Why Do People Tailgate

Tailgating BlogThere are millions of people on America’s roadways, and it seems like everyone is in a hurry to get someplace. If more people practiced patience in driving, there’d be far fewer collisions and people would not be getting injured or killed at an alarming rate.  As you probably know, auto collisions are one of the biggest killers in the US, but most of them could be prevented.

So what makes people drive aggressively and risk causing a collision by tailgating? It could be a variety of things. The driver may simply be distracted, looking at their phone or playing with music. It may seem innocent, but being distracted while behind the wheel of an automobile is careless and dangerous. It is considered almost as dangerous as driving under the influence. Another reason a person may tailgate is negligence or a lack of understanding of roadway safety. Though not malicious, this is unacceptable as well. It’s imperative that drivers fully understand rules, regulations, and laws concerning our driving on our roadways. Third, drivers may be aggressively using tailgating as a method of road rage. They see it as a way to intimidate other drivers. It’s reckless, malicious, and an easy way to cause a major collision and hurt other people. Furthermore, aggressive driving can lead to heavy fines and even license suspension.

It’s hard to pinpoint exactly why a driver is tailgating, but it’s something we need to be vigilant about and avoid doing ourselves. If you’re driving in Colorado it’s a good idea to report aggressive driving when you see it. Remember to only use your cellphone from a safe place, and never when you’re driving. The best idea is to try and remember the location, license plate, and type of car you saw and call when you can get to a safe stopping point. You can dial *277 to be directly connected with the Colorado State Patrol. A dispatch official will take down the information provided and make a note about the aggressive driver. If they receive multiple reports, they will take action.

Dan’s Advice for Dealing with a Tailgater

You’re going to encounter a tailgater. It’s just a fact of life.
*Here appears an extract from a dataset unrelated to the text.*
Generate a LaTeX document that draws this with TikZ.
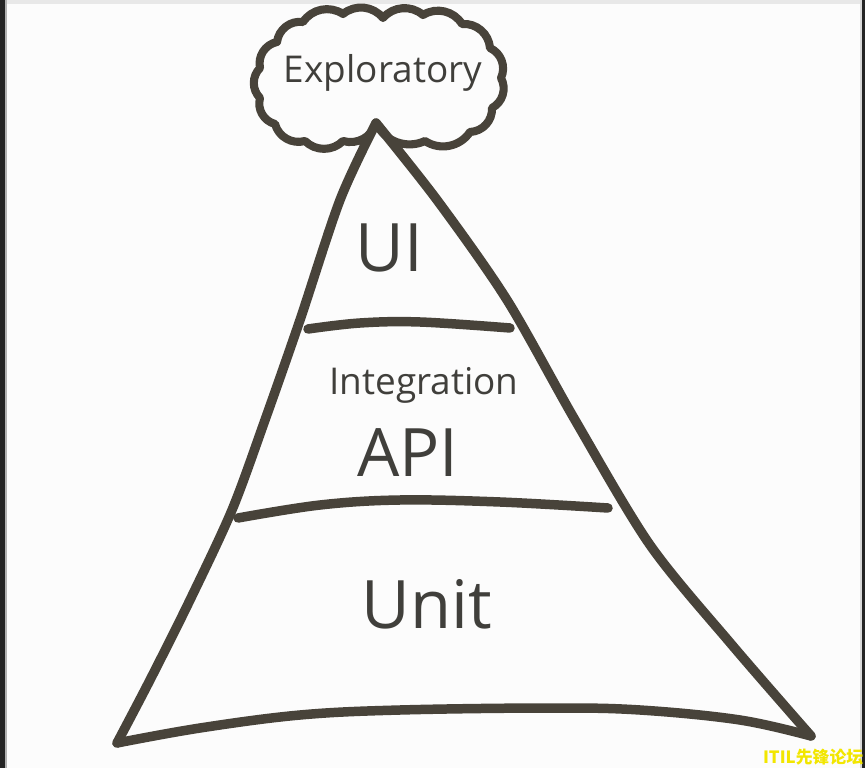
\documentclass[tikz,border=0pt]{standalone}
\usepackage{fontspec}
\setmainfont{Open Sans}
\newfontfamily\cjkfont{Noto Sans CJK SC}
\definecolor{ink}{HTML}{48433A}
\definecolor{txt}{HTML}{403F3B}
\definecolor{mark}{HTML}{F2E600}

\begin{document}
\begin{tikzpicture}[x=0.01cm, y=-0.01cm, every node/.style={inner sep=0pt}]
        \tikzset{
            pen/.style={draw=ink, line width=2.7pt, line cap=round, line join=round},
            cloudpen/.style={draw=ink, line width=2.3pt, line cap=round, line join=round},
            big/.style={text=txt, font=\fontsize{19}{23}\selectfont, anchor=base},
            small/.style={text=txt, font=\fontsize{10.5}{13}\selectfont, anchor=base}
        }

        % Screen and frame
        \fill[black!1] (0,0) rectangle (865,768);
        \useasboundingbox (0,0) rectangle (865,768);
        \fill[black!9] (6,0) rectangle (860,4);
        \fill[black!86] (0,0) rectangle (5,768);
        \fill[black!30] (5,0) rectangle (6.5,768);
        \fill[black!15] (860,0) rectangle (861.5,768);
        \fill[black!86] (861.5,0) rectangle (865,768);

        % Pyramid corners
        \coordinate (top) at (376,123);
        \coordinate (bl) at (117,743);
        \coordinate (br) at (811,736);

        % Sides and base, drawn by hand
        \draw[pen] plot[smooth, tension=0.5] coordinates {(top) (340,200) (300,320) (265,420) (232,510) (190,600) (150,680) (bl)};
        \draw[pen] plot[smooth, tension=0.6] coordinates {(bl) (200,728) (300,715) (400,710) (550,708) (640,710) (740,720) (br)};
        \draw[pen] plot[smooth, tension=0.5] coordinates {(top) (437,200) (507,300) (575,420) (650,545) (732,645) (br)};

        % Layer dividers
        \draw[pen] plot[smooth, tension=0.6] coordinates {(308,329) (360,323) (420,322) (510,328)};
        \draw[pen] plot[smooth, tension=0.6] coordinates {(238,518) (320,505) (400,500) (500,502) (608,508)};

        % Cloud on top
        \draw[cloudpen] (top) to[bend right=45] (425,141) to[bend right=45] (470,132)
            to[bend right=45] (492,108) to[bend right=45] (501,78) to[bend right=45] (490,48)
            to[bend right=45] (462,24) to[bend right=45] (423,15) to[bend right=45] (383,18)
            to[bend right=45] (343,14) to[bend right=45] (303,22) to[bend right=45] (277,42)
            to[bend right=45] (260,68) to[bend right=45] (260,98) to[bend right=45] (275,124)
            to[bend right=45] (305,141) to[bend right=45] (343,141) to[bend right=45] (top);

        % Labels
        \node[small] (explo) at (383,83) {Exploratory};
        \node[big] (ui) at (389,272) {UI};
        \node[small] (integ) at (424,395) {Integration};
        \node[big] (api) at (408,477) {API};
        \node[big] (unit) at (427,628) {Unit};

        % Watermark
        \node[text=mark, font=\cjkfont\bfseries\fontsize{4.8}{5}\selectfont, anchor=base east] (wm) at (864,763) {ITIL先锋论坛};
    \end{tikzpicture}
\end{document}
It’s more common than it should be. So what can you do when it happens? First, I want to stress the fact that you need to avoid being the tailgater yourself – for any reason. We all get a little wrapped up in our busy lives from time to time, but it’s important we don’t lose focus in these situations. If you find yourself following too closely take a breath, let off the gas, and give the other driver some room. Now that we’ve got that out of the way, let’s address what you can do when you are the victim of a tailgater.

When driving, your primary goal is to reach your destination safely. Tailgaters threaten that goal, so what can you do? Here are my recommendations:

  • NEVER tap your brakes or “brake-check.” It’s just as dangerous as the tailgating, and can easily lead to a collision. It is simply not a good idea to counteract one dangerous driving style with another.
  • Ensure that you are driving in the right-hand lane if you aren’t passing another driver. Many times tailgaters will ride closely because they want to move quickly in the fast lane. This doesn’t make it right, but your goal is safety and avoiding a collision, not proving a point.
  • If available, use turnout lanes to pull over and let aggressive drivers pass. This lets them proceed without risking you or your passengers.
  • Allow tailgaters to pass in passing zones; don’t speed up to challenge them. Driving is not a competition!

Keeping these pointers in mind will help keep you safe on the roadways!